The 26 items, including statues and a royal throne, were stolen by French forces in 1892, from the Kingdom of Dahomey in what is now the south of present-day Benin. The country’s president Patrice Talon met with French President Emmanuel Macron in Paris Tuesday to mark the repatriation.

Experts estimate that thousands of African artworks and artifacts are still resting in museums and vaults far from their homelands — and there are growing calls for them to be returned. Germany has agreed to return hundreds of plaques and sculptures, known as the Benin bronzes, to Nigeria. 


  1. moarscienceplz says

    “Is the British Museum run by incompetents or thieves?”
    “Or”? 😂
    If His Majesty King Charles III really wanted to make the case that the throne still matters in the 21st century, and that his royal butt should be in said throne, this would be a great opportunity for him to lead his subjects to an understanding that all the loot stolen during the days of empire MUST be returned ASAP with heartfelt apologies. And that includes the Royal Jewels. He wouldn’t be interfering with the actual government (they, of course would have to pass laws to enable the actual repatriations. Charles would simply be trying to steer the hearts and minds of his people to demand that Parliament do the proper thing), but he would solidly establish himself and his office as still holding an actual leadership role and not just as some kind of Disneyesque automaton.

  2. ockhamsshavingbrush says

    Germany has agreed to return hundreds of plaques and sculptures, known as the Benin bronzes, to Nigeria.

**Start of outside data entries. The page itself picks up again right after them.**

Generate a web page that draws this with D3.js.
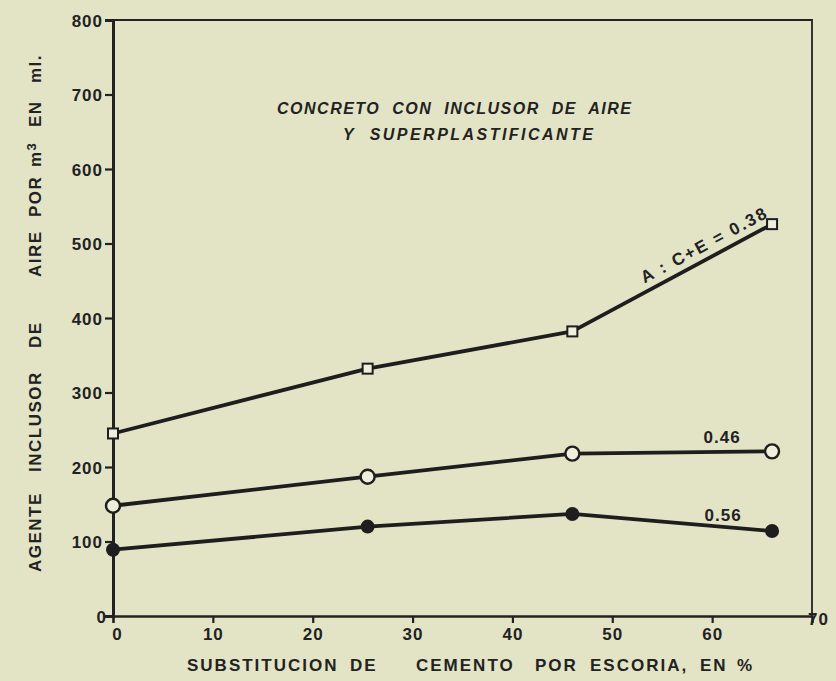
<!DOCTYPE html>
<meta charset="utf-8">
<script src="https://d3js.org/d3.v7.min.js"></script>
<style>
  body { margin: 0; background: #e3e4c6; }
  text { font-family: "Liberation Sans", Arial, sans-serif; font-weight: bold; fill: #222; }
</style>
<div id="chart"></div>
<script>
// Data (x = % slag substitution, y = ml per m3)
const xValues = [0, 25.5, 46, 66];
const s038 = [245, 332, 382, 526];
const s046 = [148, 187, 218, 221];
const s056 = [89, 120, 137, 114];
const seriesNames = ["A : C+E = 0.38", "0.46", "0.56"];
const xTicks = [0, 10, 20, 30, 40, 50, 60, 70];
const yTicks = [0, 100, 200, 300, 400, 500, 600, 700, 800];
const titleLines = ["CONCRETO  CON  INCLUSOR  DE  AIRE", "Y  SUPERPLASTIFICANTE"];
const xTitleWords = ["SUBSTITUCION", "DE", "CEMENTO", "POR", "ESCORIA,", "EN", "%"];
const yTitleWords = ["AGENTE", "INCLUSOR", "DE", "AIRE", "POR", "m", "EN", "ml."];

const W = 836, H = 681;
const mLeft = 113, mRight = 812, mTop = 20, mBottom = 616;

const svg = d3.select("#chart").append("svg")
    .attr("width", W).attr("height", H);

svg.append("rect").attr("width", W).attr("height", H).attr("fill", "#e3e4c6");

const x = d3.scaleLinear().domain([0, 70]).range([mLeft, mRight]);
const y = d3.scaleLinear().domain([0, 800]).range([mBottom, mTop]);

// frame (top and right)
svg.append("path")
    .attr("d", "M" + mLeft + "," + mTop + "H" + mRight + "V" + mBottom)
    .attr("fill", "none").attr("stroke", "#222").attr("stroke-width", 1.8);

// y axis
const yAxis = svg.append("g")
    .attr("transform", "translate(" + mLeft + ",0)")
    .call(d3.axisLeft(y).tickValues(yTicks).tickSize(8).tickPadding(2));
yAxis.select(".domain").attr("stroke-width", 3).attr("stroke", "#222");
yAxis.selectAll(".tick line").attr("stroke-width", 2.2).attr("stroke", "#222");
yAxis.selectAll(".tick text").style("font-size", "17px").style("letter-spacing", "1px")
    .attr("fill", "#222").attr("dy", "0.36em");
yAxis.selectAll(".tick").filter(d => d === 0).select("text").attr("x", -6);
yAxis.selectAll(".tick").filter(d => d === 0).select("line").remove();

// x axis
const xAxis = svg.append("g")
    .attr("transform", "translate(0," + mBottom + ")")
    .call(d3.axisBottom(x).tickValues(xTicks).tickSize(7).tickPadding(5));
xAxis.select(".domain").attr("stroke-width", 2.6).attr("stroke", "#222");
xAxis.selectAll(".tick line").attr("stroke-width", 2.2).attr("stroke", "#222");
xAxis.selectAll(".tick text").style("font-size", "17px").style("letter-spacing", "1px")
    .attr("fill", "#222");
xAxis.selectAll(".tick").filter(d => d === 0 || d === 70).select("line").remove();
xAxis.selectAll(".tick").filter(d => d === 0).select("text").attr("dx", 4);
xAxis.selectAll(".tick").filter(d => d === 70).select("text").attr("dx", 6).attr("dy", "-0.2em");

// lines
const line = d3.line().x((d, i) => x(xValues[i])).y(d => y(d));
[s038, s046, s056].forEach(s => {
  svg.append("path").datum(s).attr("d", line)
      .attr("fill", "none").attr("stroke", "#1e1e1e").attr("stroke-width", 3.8)
      .attr("stroke-linejoin", "round");
});

// markers
svg.selectAll(".sq").data(s038).enter().append("rect")
    .attr("x", (d, i) => x(xValues[i]) - 5).attr("y", d => y(d) - 5)
    .attr("width", 10).attr("height", 10)
    .attr("fill", "#eef0dc").attr("stroke", "#1e1e1e").attr("stroke-width", 2);
svg.selectAll(".oc").data(s046).enter().append("circle")
    .attr("cx", (d, i) => x(xValues[i])).attr("cy", d => y(d)).attr("r", 7)
    .attr("fill", "#eef0dc").attr("stroke", "#1e1e1e").attr("stroke-width", 2.4);
svg.selectAll(".fc").data(s056).enter().append("circle")
    .attr("cx", (d, i) => x(xValues[i])).attr("cy", d => y(d)).attr("r", 7)
    .attr("fill", "#1e1e1e");

// series labels
const p2 = [x(xValues[2]), y(s038[2])], p3 = [x(xValues[3]), y(s038[3])];
const ang = Math.atan2(p3[1] - p2[1], p3[0] - p2[0]) * 180 / Math.PI;
const t = 0.38;
svg.append("text")
    .attr("transform", "translate(" + (p2[0] + t * (p3[0] - p2[0])) + "," +
          (p2[1] + t * (p3[1] - p2[1])) + ") rotate(" + ang + ")")
    .attr("dy", -8).attr("textLength", 140).attr("lengthAdjust", "spacing")
    .style("font-size", "17px")
    .attr("xml:space", "preserve").text(seriesNames[0]);
svg.append("text").attr("x", x(xValues[3]) - 50).attr("y", y(s046[3]) - 8)
    .attr("text-anchor", "middle").style("font-size", "17px").style("letter-spacing", "1px")
    .text(seriesNames[1]);
svg.append("text").attr("x", x(xValues[3]) - 49).attr("y", y(s056[3]) - 10)
    .attr("text-anchor", "middle").style("font-size", "17px").style("letter-spacing", "1px")
    .text(seriesNames[2]);

// title
svg.append("text").attr("x", 277).attr("y", 114)
    .attr("textLength", 354).attr("lengthAdjust", "spacing")
    .style("font-size", "16px").style("font-style", "italic")
    .attr("xml:space", "preserve").text(titleLines[0]);
svg.append("text").attr("x", 343).attr("y", 140)
    .attr("textLength", 250).attr("lengthAdjust", "spacing")
    .style("font-size", "16px").style("font-style", "italic")
    .attr("xml:space", "preserve").text(titleLines[1]);

// x axis title, words placed as in the original
const xWordStart = [187, 350, 416, 535, 590, 700, 737];
const xt = svg.append("text").attr("y", 671)
    .style("font-size", "17px").style("letter-spacing", "2px");
xTitleWords.forEach((w, i) => xt.append("tspan").attr("x", xWordStart[i]).text(w));

// y axis title (rotated), word start positions measured from the bottom
const yWordStart = [572, 472, 348, 277, 217, 167, 127, 83];
const yt = svg.append("text")
    .attr("transform", "translate(41,0) rotate(-90)")
    .style("font-size", "17px").style("letter-spacing", "1.5px");
yTitleWords.forEach((w, i) => {
  yt.append("tspan").attr("x", -yWordStart[i]).attr("y", 0).text(w);
  if (w === "m") yt.append("tspan").attr("dy", -5).style("font-size", "13px").text("3");
});
</script>
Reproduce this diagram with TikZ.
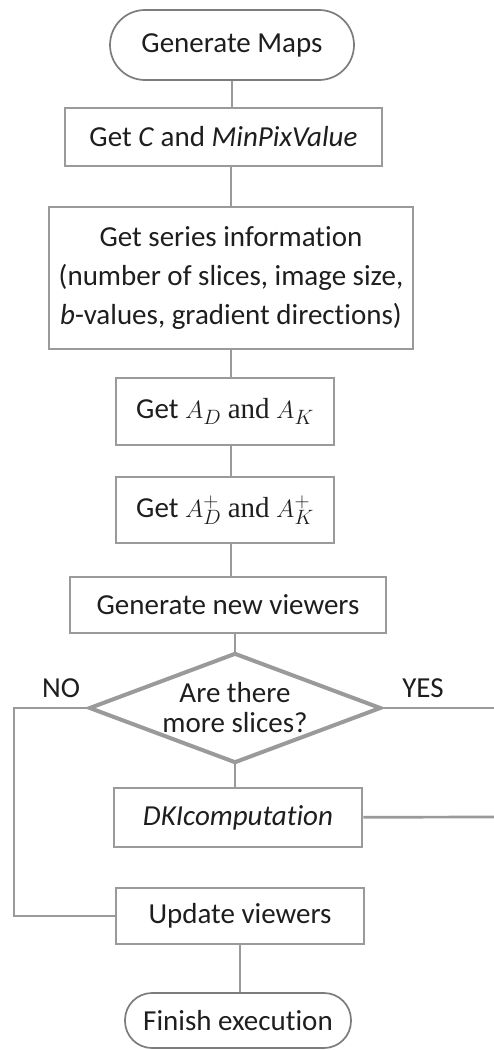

    And the Berlin collections are still stacked up to wazoo with stolen artifacts. They even built a new museum – a re-creation of the old city dwellings of the Prussian kings – to house the exibits that were stored in warehouses up until recently. And the museums were basically kicking and screaming to not have to return the Benin bronzes. I think because they stole the artifacts fair and square and why would they give back said artifacts to the countries of origin? The gist was: “Can THOSE people even take proper care of the invaluable pieces of art?” To which I say: None of your business. It’s their’s and they can do with the pieces whatever they damn well please!

    And it does not stop there. The Museum of Natural History would lose some of their centerpices in the main entrance hall which were “excavated” – read stolen – from the Tendaguru region in what is today Tanzania.

  3. says

    “That thing that we stole, which you stole, we want it back!”

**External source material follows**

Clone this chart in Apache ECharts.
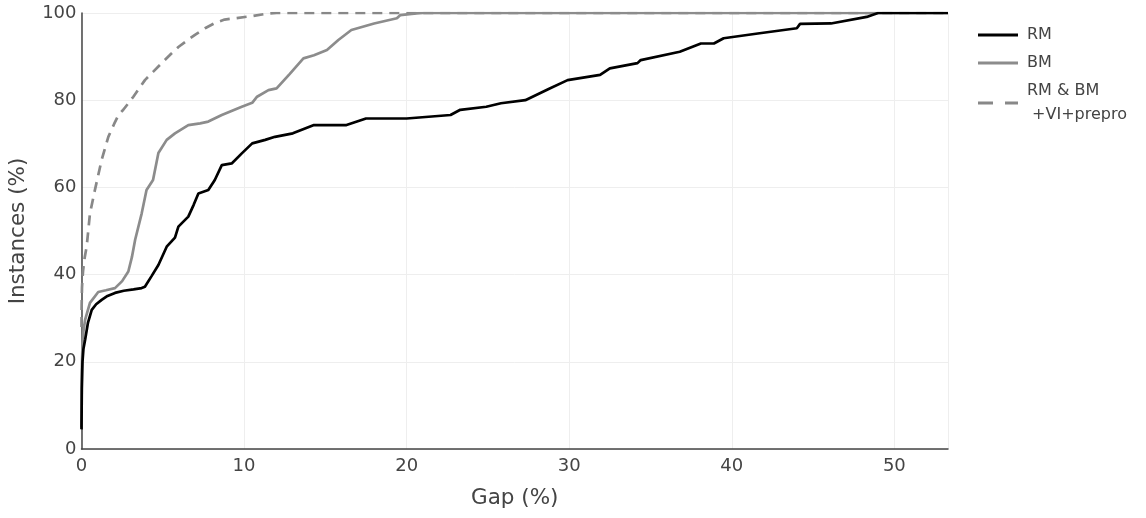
<!DOCTYPE html>
<html>
<head>
<meta charset="utf-8">
<script src="https://cdn.jsdelivr.net/npm/echarts@6/dist/echarts.min.js"></script>
<style>html,body{margin:0;padding:0;background:#fff}#c{width:1146px;height:518px}</style>
</head>
<body>
<div id="c"></div>
<script>
const seriesNames = ['RM', 'BM', 'RM & BM\n +VI+prepro'];
const xTicks = [0, 10, 20, 30, 40, 50];
const yTicks = [0, 20, 40, 60, 80, 100];

const rmGap = [0, 0.02, 0.06, 0.12, 0.22, 0.4, 0.63, 0.9, 1.24, 1.6, 2.06, 2.6, 3.2, 3.7, 3.9, 4.3, 4.73, 5.24, 5.75, 5.96, 6.57, 6.9, 7.19, 7.8, 8.2, 8.63, 9.24, 9.86, 10.5, 11.3, 11.9, 13.0, 14.3, 16.3, 17.5, 20.0, 22.7, 23.3, 24.9, 25.8, 27.3, 28.8, 29.9, 31.9, 32.5, 34.2, 34.4, 36.8, 38.1, 38.9, 39.5, 41.6, 44.0, 44.2, 46.1, 48.3, 48.6, 49.0, 53.3];
const rmInst = [4.5, 14, 20, 23, 25, 29, 31.9, 33.2, 34.2, 35.1, 35.8, 36.3, 36.6, 36.9, 37.2, 39.6, 42.2, 46.4, 48.5, 51, 53.3, 56, 58.6, 59.4, 61.7, 65.1, 65.5, 67.8, 70.1, 70.9, 71.6, 72.4, 74.3, 74.3, 75.8, 75.8, 76.6, 77.8, 78.5, 79.3, 80.0, 82.7, 84.6, 85.8, 87.3, 88.5, 89.2, 91.1, 93.0, 93.0, 94.2, 95.3, 96.5, 97.5, 97.6, 99.1, 99.5, 100, 100];

const bmGap = [0, 0.02, 0.06, 0.12, 0.22, 0.52, 1.03, 1.5, 2.06, 2.5, 2.88, 3.1, 3.3, 3.7, 4.0, 4.4, 4.73, 5.24, 5.75, 6.57, 7.3, 7.8, 8.63, 9.86, 10.5, 10.8, 11.5, 12.0, 12.8, 13.65, 14.3, 15.1, 15.8, 16.6, 18.0, 19.4, 19.6, 20.6, 21.0, 53.3];
const bmInst = [5, 18, 24, 27, 29.6, 33.5, 36, 36.4, 36.9, 38.5, 40.7, 44, 48, 54, 59.4, 61.7, 67.9, 70.9, 72.4, 74.3, 74.7, 75.1, 76.6, 78.5, 79.4, 80.8, 82.3, 82.7, 86, 89.6, 90.3, 91.5, 93.8, 96.1, 97.6, 98.8, 99.5, 99.9, 100, 100];

const vpGap = [0, 0.01, 0.03, 0.06, 0.1, 0.2, 0.32, 0.52, 0.83, 1.24, 1.65, 2.0, 2.27, 2.57, 3.19, 3.9, 4.4, 4.93, 5.5, 5.96, 6.5, 6.98, 7.6, 8.2, 8.8, 9.45, 10.5, 11.5, 12.0, 53.3];
const vpInst = [28, 33, 37, 39, 41, 44, 46.5, 54, 59.5, 66.3, 71.6, 74.5, 76.6, 77.8, 80.8, 84.6, 86.5, 88.5, 90.6, 92.2, 93.7, 95, 96.5, 97.7, 98.5, 98.8, 99.3, 99.9, 100, 100];

const zip = (a, b) => a.map((v, i) => [v, b[i]]);
const FONT = 'DejaVu Sans';
const solidIcon = 'path://M0,0L40,0L40,3L0,3Z';
const dashIcon = 'path://M0,0L15,0L15,3L0,3ZM27,0L40,0L40,3L27,3Z';

const chart = echarts.init(document.getElementById('c'), null, {renderer: 'canvas'});
chart.setOption({
  animation: false,
  backgroundColor: '#fff',
  textStyle: {fontFamily: FONT},
  grid: {left: 81.5, right: 198, top: 13, bottom: 69, containLabel: false, outerBoundsMode: 'none'},
  legend: {
    orient: 'vertical',
    left: 973,
    top: 18,
    itemWidth: 40,
    itemHeight: 14,
    itemGap: 4,
    textStyle: {fontFamily: FONT, fontSize: 16, color: '#444', lineHeight: 24, padding: [0, 0, 0, 4]},
    data: [
      {name: seriesNames[0], icon: solidIcon},
      {name: seriesNames[1], icon: solidIcon},
      {name: seriesNames[2], icon: dashIcon}
    ]
  },
  xAxis: {
    type: 'value',
    min: 0,
    max: 53.3,
    interval: 10,
    name: 'Gap (%)',
    nameLocation: 'middle',
    nameGap: 38,
    nameTextStyle: {fontFamily: FONT, fontSize: 21.5, color: '#444'},
    axisLine: {show: true, onZero: false, lineStyle: {color: '#444', width: 1.5}},
    axisTick: {show: false},
    axisLabel: {
      fontFamily: FONT, fontSize: 18, color: '#444', margin: 8,
      showMaxLabel: false,
      formatter: v => (xTicks.indexOf(v) >= 0 ? String(v) : '')
    },
    splitLine: {show: true, lineStyle: {color: '#eee', width: 1}}
  },
  yAxis: {
    type: 'value',
    min: 0,
    max: 100,
    interval: 20,
    name: 'Instances (%)',
    nameLocation: 'middle',
    nameGap: 52,
    nameTextStyle: {fontFamily: FONT, fontSize: 21.5, color: '#444'},
    axisLine: {show: true, lineStyle: {color: '#444', width: 1.5}},
    axisTick: {show: false},
    axisLabel: {
      fontFamily: FONT, fontSize: 18, color: '#444', margin: 5,
      formatter: v => (yTicks.indexOf(v) >= 0 ? String(v) : '')
    },
    splitLine: {show: true, lineStyle: {color: '#eee', width: 1}}
  },
  series: [
    {
      name: seriesNames[2],
      type: 'line',
      data: zip(vpGap, vpInst),
      symbol: 'none',
      z: 1,
      lineStyle: {color: '#888', width: 2.7, type: [10, 7]},
      itemStyle: {color: '#888'}
    },
    {
      name: seriesNames[1],
      type: 'line',
      data: zip(bmGap, bmInst),
      symbol: 'none',
      z: 2,
      lineStyle: {color: '#8c8c8c', width: 2.7},
      itemStyle: {color: '#8c8c8c'}
    },
    {
      name: seriesNames[0],
      type: 'line',
      data: zip(rmGap, rmInst),
      symbol: 'none',
      z: 3,
      lineStyle: {color: '#000', width: 2.7},
      itemStyle: {color: '#000'}
    }
  ]
});
</script>
</body>
</html>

    James Acaster did a pretty funny comedy bit about imperialism and the british museum. Short form: “you can’t have it back, we’re not done looking at it, yet.”

  4. drken says

    Jon Oliver did a segment about the British Museum and their vast collection of looted objects from abroad. The museum is understandably worried that sending things back will set a bad precedent. Unfortunately for them, the British Museum exists for the purpose of displaying the stolen treasures of places conquered by the empire. Without the plunder, there’s nothing else left but a gift shop and a cafeteria. What used to be a symbol of glory has not aged well and the British Museum may have outlived its usefulness. Good luck getting the British gov’t to agree, but the only thing for them to do now is start packing things up and send out resumes.